Acclaimed Researcher to Head Medical-Scientist Program
January 04, 2001
M. Kerry O'Banion, M.D., Ph.D., has been appointed co-director of the University of Rochester School of Medicine and Dentistry's medical scientist training program.
The M.D./Ph.D. program provides rigorous training in research, basic and clinical medicine, and patient care. It typically lasts 7 to 9 years and prepares physicians for some of the most demanding and rewarding careers available in health care today.
O'Banion, associate professor of Neurobiology & Anatomy and Neurology, will lead the Medical Center's program with Douglas H. Turner, professor, Department of Chemistry.
"This is a very exciting time for the Medical Center, with its new buildings, new faculty and incredible advances in biomedical research," O'Banion said. "Medicine now interfaces with diverse disciplines, including areas such as engineering and chemistry and the new field of genomics-based investigation. I am delighted to be involved in training physician-scientists to be future leaders in biomedicine."
O'Banion was part of a UR research team that was awarded a pioneering patent last April involving the COX-2 enzyme.
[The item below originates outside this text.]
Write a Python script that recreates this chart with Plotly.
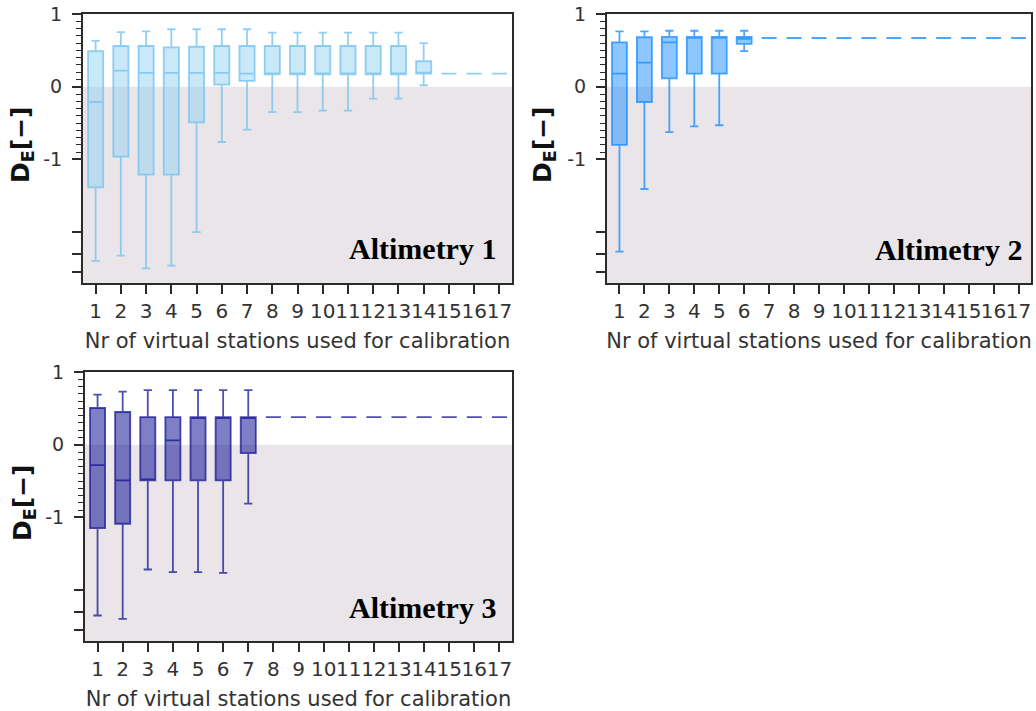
import numpy as np
import plotly.graph_objects as go

stations = list(range(1, 18))

# Altimetry 1
a1_upper = [0.63, 0.75, 0.76, 0.79, 0.79, 0.79, 0.79, 0.745, 0.745, 0.745, 0.745, 0.745, 0.745, 0.60, 0.18, 0.18, 0.18]
a1_q3 = [0.49, 0.56, 0.56, 0.54, 0.55, 0.56, 0.56, 0.56, 0.56, 0.56, 0.56, 0.56, 0.56, 0.35, 0.18, 0.18, 0.18]
a1_median = [-0.21, 0.22, 0.19, 0.19, 0.19, 0.19, 0.18, 0.18, 0.18, 0.18, 0.18, 0.18, 0.18, 0.18, 0.18, 0.18, 0.18]
a1_q1 = [-2.42, -0.96, -1.62, -1.62, -0.49, 0.03, 0.08, 0.17, 0.17, 0.17, 0.17, 0.17, 0.17, 0.18, 0.18, 0.18, 0.18]
a1_lower = [-24.8, -21.0, -31.4, -28.8, -10.0, -0.76, -0.59, -0.35, -0.35, -0.33, -0.33, -0.165, -0.165, 0.02, 0.18, 0.18, 0.18]

# Altimetry 2
a2_upper = [0.76, 0.76, 0.77, 0.77, 0.77, 0.77, 0.67, 0.67, 0.67, 0.67, 0.67, 0.67, 0.67, 0.67, 0.67, 0.67, 0.67]
a2_q3 = [0.61, 0.68, 0.685, 0.685, 0.685, 0.685, 0.67, 0.67, 0.67, 0.67, 0.67, 0.67, 0.67, 0.67, 0.67, 0.67, 0.67]
a2_median = [0.18, 0.33, 0.61, 0.685, 0.685, 0.66, 0.67, 0.67, 0.67, 0.67, 0.67, 0.67, 0.67, 0.67, 0.67, 0.67, 0.67]
a2_q1 = [-0.80, -0.21, 0.115, 0.18, 0.18, 0.59, 0.67, 0.67, 0.67, 0.67, 0.67, 0.67, 0.67, 0.67, 0.67, 0.67, 0.67]
a2_lower = [-18.5, -2.55, -0.625, -0.545, -0.53, 0.49, 0.67, 0.67, 0.67, 0.67, 0.67, 0.67, 0.67, 0.67, 0.67, 0.67, 0.67]

# Altimetry 3
a3_upper = [0.69, 0.73, 0.75, 0.75, 0.75, 0.75, 0.75, 0.38, 0.38, 0.38, 0.38, 0.38, 0.38, 0.38, 0.38, 0.38, 0.38]
a3_q3 = [0.505, 0.45, 0.38, 0.38, 0.38, 0.38, 0.38, 0.38, 0.38, 0.38, 0.38, 0.38, 0.38, 0.38, 0.38, 0.38, 0.38]
a3_median = [-0.28, -0.49, -0.49, 0.06, 0.38, 0.38, 0.38, 0.38, 0.38, 0.38, 0.38, 0.38, 0.38, 0.38, 0.38, 0.38, 0.38]
a3_q1 = [-1.40, -1.22, -0.49, -0.49, -0.49, -0.49, -0.115, 0.38, 0.38, 0.38, 0.38, 0.38, 0.38, 0.38, 0.38, 0.38, 0.38]
a3_lower = [-22.3, -24.8, -5.2, -5.65, -5.65, -5.8, -0.81, 0.38, 0.38, 0.38, 0.38, 0.38, 0.38, 0.38, 0.38, 0.38, 0.38]

panel_names = ["Altimetry 1", "Altimetry 2", "Altimetry 3"]
y_major_labels = ["1", "0", "-1", "", "", ""]
y_major_values = [1, 0, -1, -10, -20, -35]
y_bottom = -50
x_title = "Nr of virtual stations used for calibration"
y_title = "<b>D<sub>E</sub>[−]</b>"


def symlog(v):
    """Linear between -1 and 1, logarithmic (one unit per decade) below -1."""
    v = np.asarray(v, dtype=float)
    out = v.copy()
    neg = v < -1
    out[neg] = -(1 + np.log10(-v[neg]))
    return out


series = [
    (a1_lower, a1_q1, a1_median, a1_q3, a1_upper),
    (a2_lower, a2_q1, a2_median, a2_q3, a2_upper),
    (a3_lower, a3_q1, a3_median, a3_q3, a3_upper),
]
fills = ["rgba(135,206,240,0.45)", "rgba(30,144,255,0.5)", "rgba(0,0,139,0.5)"]
lines = ["rgba(120,195,240,0.8)", "rgba(30,144,255,0.8)", "rgba(20,20,150,0.75)"]

W, H = 1036, 711
# pixel boxes of the three plot areas (left, right, top, bottom)
boxes = [(83, 512, 14, 283), (607, 1031, 14, 283), (85, 512, 372, 641)]
label_pos = [(0.967, 0.13), (0.984, 0.123), (0.967, 0.126)]
ytitle_px = [(22, 145), (544, 145), (24, 503)]

fig = go.Figure()
ink = "#2b2b2b"
txt = "#333333"
minor_vals = [round(k / 10, 1) for k in range(-9, 10) if k != 0]
ybot = float(symlog([y_bottom])[0])

for i, ((lo, q1, med, q3, up), (l, r, t, b)) in enumerate(zip(series, boxes)):
    sfx = "" if i == 0 else str(i + 1)
    xa, ya = "x" + sfx, "y" + sfx
    fig.add_trace(go.Box(
        x=stations, q1=symlog(q1), median=symlog(med), q3=symlog(q3),
        lowerfence=symlog(lo), upperfence=symlog(up),
        xaxis=xa, yaxis=ya, fillcolor=fills[i],
        line=dict(color=lines[i], width=1.8),
        width=0.6, whiskerwidth=0.55, boxpoints=False,
        showlegend=False, hoverinfo="skip",
    ))
    xdom = [l / W, r / W]
    ydom = [1 - b / H, 1 - t / H]
    fig.layout["xaxis" + sfx] = dict(
        domain=xdom, anchor=ya, range=[0.5, 17.5], automargin=False,
        tickmode="array", tickvals=stations, ticktext=[str(s) for s in stations],
        tickangle=0, ticklabeloverflow="allow",
        ticks="outside", ticklen=9, tickwidth=1.5, tickcolor=ink,
        showline=True, mirror=True, linecolor=ink, linewidth=2,
        showgrid=False, zeroline=False,
        tickfont=dict(family="DejaVu Sans", size=20, color=txt),
        title=dict(text=x_title,
                   font=dict(family="DejaVu Sans", size=21, color=txt),
                   standoff=11),
    )
    fig.layout["yaxis" + sfx] = dict(
        domain=ydom, anchor=xa, range=[ybot, 1], automargin=False,
        tickmode="array", tickvals=list(symlog(y_major_values)), ticktext=y_major_labels,
        tickangle=0, ticklabeloverflow="allow",
        ticks="outside", ticklen=9, tickwidth=1.5, tickcolor=ink,
        minor=dict(tickmode="array", tickvals=minor_vals, ticks="outside",
                   ticklen=5, tickwidth=1.2, tickcolor=ink, showgrid=False),
        showline=True, mirror=True, linecolor=ink, linewidth=2,
        showgrid=False, zeroline=False,
        tickfont=dict(family="DejaVu Sans", size=19, color=txt),
        ticklabelstandoff=6,
    )
    fig.add_shape(type="rect", xref=xa + " domain", yref=ya,
                  x0=0, x1=1, y0=ybot, y1=0,
                  fillcolor="#e9e5e9", line=dict(width=0), layer="below")
    fig.add_annotation(text="<b>" + panel_names[i] + "</b>",
                       xref=xa + " domain", yref=ya + " domain",
                       x=label_pos[i][0], y=label_pos[i][1],
                       xanchor="right", yanchor="middle", showarrow=False,
                       font=dict(family="Liberation Serif", size=30, color="#000000"))
    tx, ty = ytitle_px[i]
    fig.add_annotation(text=y_title, xref="paper", yref="paper",
                       x=tx / W, y=1 - ty / H, xanchor="center", yanchor="middle",
                       textangle=-90, showarrow=False,
                       font=dict(family="DejaVu Sans", size=25, color="#111111"))

fig.update_layout(
    width=W, height=H, margin=dict(l=0, r=0, t=0, b=0, autoexpand=False),
    paper_bgcolor="white", plot_bgcolor="white",
)

fig.write_html(
    "out.html",
    config={"displayModeBar": False},
    post_script="document.body.style.margin='0';document.body.style.overflow='hidden';",
)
The research by Donald Young, M.D., Virginia Winn, M.D., Ph.D., and O'Banion, led to a new class of drugs, known as COX-2 inhibitors, which work to ease pain without typical side effects such as stomach pain. Included in this class of drugs is the arthritis medication, Celebrex, the fastest-selling drug in the U.S. in 1999.
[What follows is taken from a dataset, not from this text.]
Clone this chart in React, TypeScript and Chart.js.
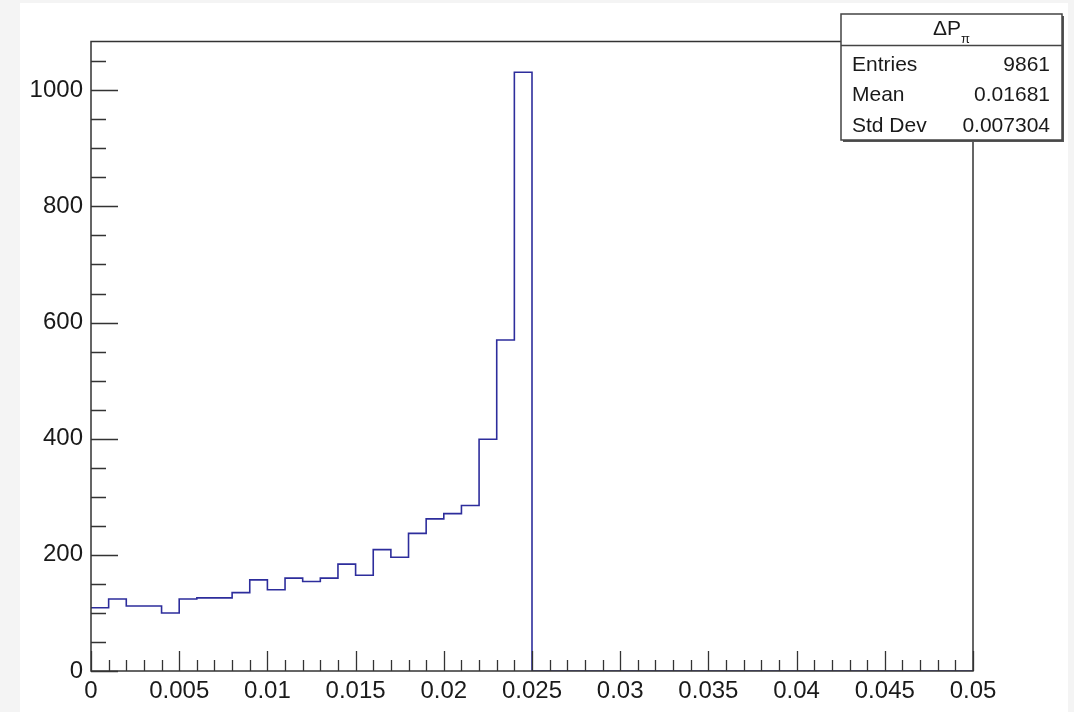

After earning undergraduate, graduate and medical degrees from the University of Illinois, O'Banion came to the UR for postdoctoral training in 1987 and began working with Dr. Young as a fellow in the Departments of Medicine and Biochemistry. Since then, O'Banion has done extensive research in the brain's reaction to injury and disease, with a specific focus on Alzheimer's Disease.